Pictures in the data below are not part of the copy; transcribe everything else exactly.

─── Dataset excerpt

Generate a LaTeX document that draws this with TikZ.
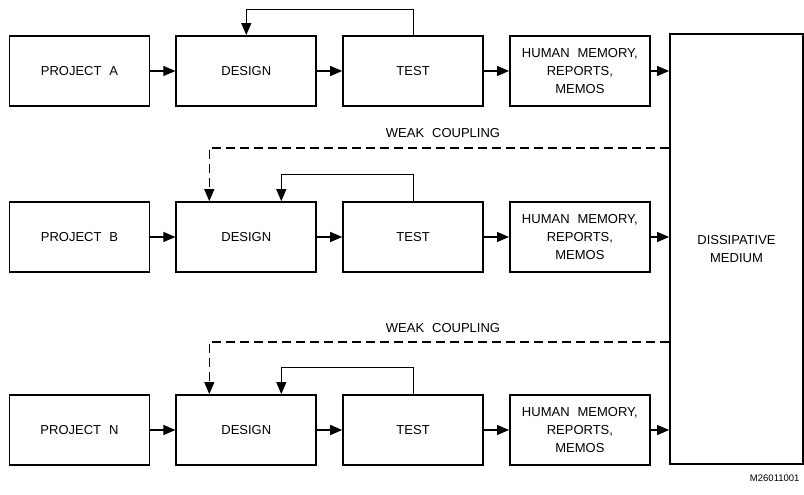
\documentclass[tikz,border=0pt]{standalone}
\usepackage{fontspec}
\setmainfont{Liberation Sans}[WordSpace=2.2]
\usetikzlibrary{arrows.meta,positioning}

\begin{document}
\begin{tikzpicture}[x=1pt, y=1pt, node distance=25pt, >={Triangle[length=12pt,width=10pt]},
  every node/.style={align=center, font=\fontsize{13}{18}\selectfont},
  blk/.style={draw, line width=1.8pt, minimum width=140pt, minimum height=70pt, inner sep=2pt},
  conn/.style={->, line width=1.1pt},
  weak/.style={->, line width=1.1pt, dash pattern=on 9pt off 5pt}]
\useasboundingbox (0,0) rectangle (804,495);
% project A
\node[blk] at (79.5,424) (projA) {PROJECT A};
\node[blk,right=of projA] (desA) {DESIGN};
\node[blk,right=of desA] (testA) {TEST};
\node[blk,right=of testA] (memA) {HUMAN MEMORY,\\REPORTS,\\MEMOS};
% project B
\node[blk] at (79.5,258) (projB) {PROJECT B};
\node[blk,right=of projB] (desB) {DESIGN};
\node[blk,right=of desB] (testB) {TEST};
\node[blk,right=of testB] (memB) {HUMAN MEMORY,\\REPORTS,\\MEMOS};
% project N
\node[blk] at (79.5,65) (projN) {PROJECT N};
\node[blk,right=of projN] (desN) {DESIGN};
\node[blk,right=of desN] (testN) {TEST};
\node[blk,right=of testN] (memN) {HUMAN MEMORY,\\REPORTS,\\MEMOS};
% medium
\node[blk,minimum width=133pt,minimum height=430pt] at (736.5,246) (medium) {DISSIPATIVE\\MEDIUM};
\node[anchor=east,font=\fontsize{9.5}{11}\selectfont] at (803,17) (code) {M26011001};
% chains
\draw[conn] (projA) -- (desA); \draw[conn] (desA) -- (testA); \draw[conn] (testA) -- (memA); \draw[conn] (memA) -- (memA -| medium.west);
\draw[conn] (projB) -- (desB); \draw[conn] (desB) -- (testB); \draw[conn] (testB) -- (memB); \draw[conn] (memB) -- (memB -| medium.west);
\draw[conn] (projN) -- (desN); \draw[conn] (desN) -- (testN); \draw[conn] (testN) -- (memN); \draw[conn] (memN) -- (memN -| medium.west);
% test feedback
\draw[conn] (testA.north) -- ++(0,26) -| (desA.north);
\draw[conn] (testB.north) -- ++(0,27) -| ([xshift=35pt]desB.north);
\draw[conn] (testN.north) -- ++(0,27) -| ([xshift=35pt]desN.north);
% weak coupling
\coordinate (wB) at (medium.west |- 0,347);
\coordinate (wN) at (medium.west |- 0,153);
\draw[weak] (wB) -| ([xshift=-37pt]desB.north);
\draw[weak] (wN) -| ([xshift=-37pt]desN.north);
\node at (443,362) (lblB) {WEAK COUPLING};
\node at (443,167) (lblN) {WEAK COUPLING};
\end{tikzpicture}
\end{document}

──────

**Response to this task**
Generate a LaTeX document that draws this with TikZ.
\documentclass[tikz,border=0pt]{standalone}
\usepackage{fontspec}
\setmainfont{Liberation Sans}[WordSpace=2.2]
\usetikzlibrary{arrows.meta,positioning}

\begin{document}
\begin{tikzpicture}[x=1pt, y=1pt, node distance=25pt, >={Triangle[length=12pt,width=10pt]},
  every node/.style={align=center, font=\fontsize{13}{18}\selectfont},
  blk/.style={draw, line width=1.8pt, minimum width=140pt, minimum height=70pt, inner sep=2pt},
  conn/.style={->, line width=1.1pt},
  weak/.style={->, line width=1.1pt, dash pattern=on 9pt off 5pt}]
\useasboundingbox (0,0) rectangle (804,495);
% project A
\node[blk] at (79.5,424) (projA) {PROJECT A};
\node[blk,right=of projA] (desA) {DESIGN};
\node[blk,right=of desA] (testA) {TEST};
\node[blk,right=of testA] (memA) {HUMAN MEMORY,\\REPORTS,\\MEMOS};
% project B
\node[blk] at (79.5,258) (projB) {PROJECT B};
\node[blk,right=of projB] (desB) {DESIGN};
\node[blk,right=of desB] (testB) {TEST};
\node[blk,right=of testB] (memB) {HUMAN MEMORY,\\REPORTS,\\MEMOS};
% project N
\node[blk] at (79.5,65) (projN) {PROJECT N};
\node[blk,right=of projN] (desN) {DESIGN};
\node[blk,right=of desN] (testN) {TEST};
\node[blk,right=of testN] (memN) {HUMAN MEMORY,\\REPORTS,\\MEMOS};
% medium
\node[blk,minimum width=133pt,minimum height=430pt] at (736.5,246) (medium) {DISSIPATIVE\\MEDIUM};
\node[anchor=east,font=\fontsize{9.5}{11}\selectfont] at (803,17) (code) {M26011001};
% chains
\draw[conn] (projA) -- (desA); \draw[conn] (desA) -- (testA); \draw[conn] (testA) -- (memA); \draw[conn] (memA) -- (memA -| medium.west);
\draw[conn] (projB) -- (desB); \draw[conn] (desB) -- (testB); \draw[conn] (testB) -- (memB); \draw[conn] (memB) -- (memB -| medium.west);
\draw[conn] (projN) -- (desN); \draw[conn] (desN) -- (testN); \draw[conn] (testN) -- (memN); \draw[conn] (memN) -- (memN -| medium.west);
% test feedback
\draw[conn] (testA.north) -- ++(0,26) -| (desA.north);
\draw[conn] (testB.north) -- ++(0,27) -| ([xshift=35pt]desB.north);
\draw[conn] (testN.north) -- ++(0,27) -| ([xshift=35pt]desN.north);
% weak coupling
\coordinate (wB) at (medium.west |- 0,347);
\coordinate (wN) at (medium.west |- 0,153);
\draw[weak] (wB) -| ([xshift=-37pt]desB.north);
\draw[weak] (wN) -| ([xshift=-37pt]desN.north);
\node at (443,362) (lblB) {WEAK COUPLING};
\node at (443,167) (lblN) {WEAK COUPLING};
\end{tikzpicture}
\end{document}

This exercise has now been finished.